• _EXERCISE DESCRIPTION_
Copy exactly, and only, the lines below from the first through the one containing "const legendX = [-0.0023, 0.2159, 0.4341, 0.6430, 0.8535];", both included; pictures are omitted.

• _DATA LINES_

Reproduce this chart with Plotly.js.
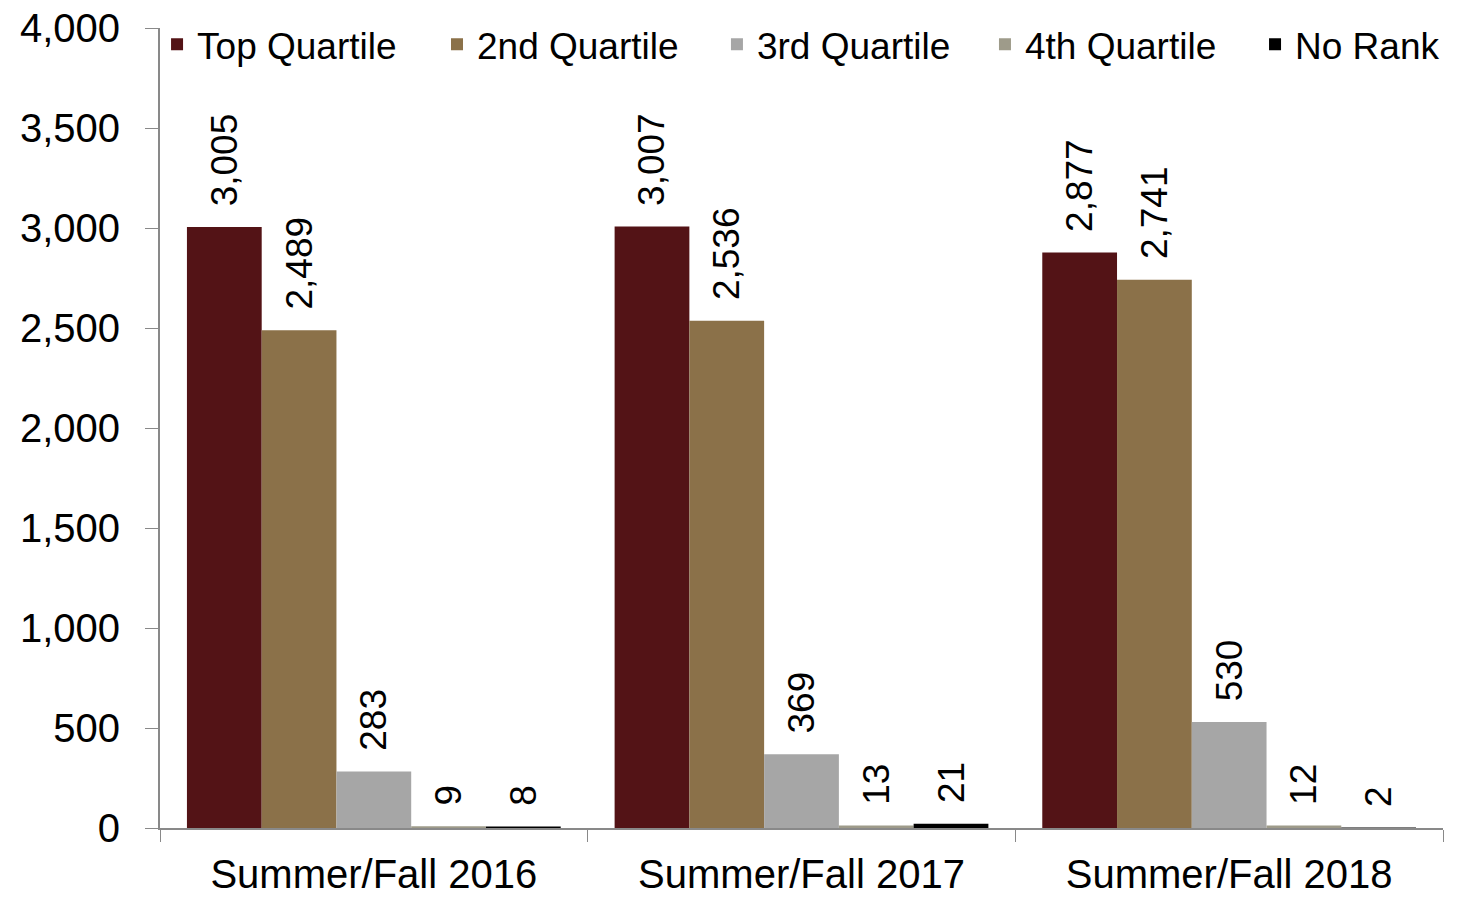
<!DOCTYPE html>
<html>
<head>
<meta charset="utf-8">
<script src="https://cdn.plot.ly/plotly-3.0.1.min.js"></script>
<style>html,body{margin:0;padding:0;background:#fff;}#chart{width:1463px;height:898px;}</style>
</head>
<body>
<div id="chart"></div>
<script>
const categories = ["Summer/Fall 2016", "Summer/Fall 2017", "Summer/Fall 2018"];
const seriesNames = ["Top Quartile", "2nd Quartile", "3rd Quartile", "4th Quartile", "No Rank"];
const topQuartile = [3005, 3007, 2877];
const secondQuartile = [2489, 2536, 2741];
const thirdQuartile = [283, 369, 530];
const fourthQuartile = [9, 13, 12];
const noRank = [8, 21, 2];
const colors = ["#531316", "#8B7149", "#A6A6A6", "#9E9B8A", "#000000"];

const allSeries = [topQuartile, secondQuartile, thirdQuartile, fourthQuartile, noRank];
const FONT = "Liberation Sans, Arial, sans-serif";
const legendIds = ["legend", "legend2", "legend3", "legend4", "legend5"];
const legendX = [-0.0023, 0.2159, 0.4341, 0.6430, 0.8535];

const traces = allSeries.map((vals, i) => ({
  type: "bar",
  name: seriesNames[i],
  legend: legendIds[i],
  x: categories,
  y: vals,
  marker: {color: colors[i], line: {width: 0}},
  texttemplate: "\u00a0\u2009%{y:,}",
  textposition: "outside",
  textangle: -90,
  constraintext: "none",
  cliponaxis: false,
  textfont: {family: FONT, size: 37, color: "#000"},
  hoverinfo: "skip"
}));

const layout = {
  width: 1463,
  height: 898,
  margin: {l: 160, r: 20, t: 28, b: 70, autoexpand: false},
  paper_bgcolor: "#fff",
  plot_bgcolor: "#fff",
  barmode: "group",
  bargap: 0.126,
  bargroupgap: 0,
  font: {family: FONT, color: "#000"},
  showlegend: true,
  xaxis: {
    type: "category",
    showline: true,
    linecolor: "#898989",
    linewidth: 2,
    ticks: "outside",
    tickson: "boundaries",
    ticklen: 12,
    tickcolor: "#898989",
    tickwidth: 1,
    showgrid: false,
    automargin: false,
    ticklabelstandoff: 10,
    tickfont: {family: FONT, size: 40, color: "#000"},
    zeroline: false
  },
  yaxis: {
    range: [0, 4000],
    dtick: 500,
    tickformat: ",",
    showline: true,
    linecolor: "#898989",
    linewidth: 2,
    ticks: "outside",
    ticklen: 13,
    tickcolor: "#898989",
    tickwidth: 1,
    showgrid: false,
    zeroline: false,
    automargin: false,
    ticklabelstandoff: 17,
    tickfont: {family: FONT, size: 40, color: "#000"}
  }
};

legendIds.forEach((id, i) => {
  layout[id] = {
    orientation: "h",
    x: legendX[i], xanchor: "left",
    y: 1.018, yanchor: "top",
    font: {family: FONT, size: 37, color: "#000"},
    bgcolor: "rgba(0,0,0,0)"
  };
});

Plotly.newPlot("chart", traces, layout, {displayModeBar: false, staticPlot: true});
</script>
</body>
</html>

• _REPLY TO THE EXERCISE_
Reproduce this chart with Plotly.js.
<!DOCTYPE html>
<html>
<head>
<meta charset="utf-8">
<script src="https://cdn.plot.ly/plotly-3.0.1.min.js"></script>
<style>html,body{margin:0;padding:0;background:#fff;}#chart{width:1463px;height:898px;}</style>
</head>
<body>
<div id="chart"></div>
<script>
const categories = ["Summer/Fall 2016", "Summer/Fall 2017", "Summer/Fall 2018"];
const seriesNames = ["Top Quartile", "2nd Quartile", "3rd Quartile", "4th Quartile", "No Rank"];
const topQuartile = [3005, 3007, 2877];
const secondQuartile = [2489, 2536, 2741];
const thirdQuartile = [283, 369, 530];
const fourthQuartile = [9, 13, 12];
const noRank = [8, 21, 2];
const colors = ["#531316", "#8B7149", "#A6A6A6", "#9E9B8A", "#000000"];

const allSeries = [topQuartile, secondQuartile, thirdQuartile, fourthQuartile, noRank];
const FONT = "Liberation Sans, Arial, sans-serif";
const legendIds = ["legend", "legend2", "legend3", "legend4", "legend5"];
const legendX = [-0.0023, 0.2159, 0.4341, 0.6430, 0.8535];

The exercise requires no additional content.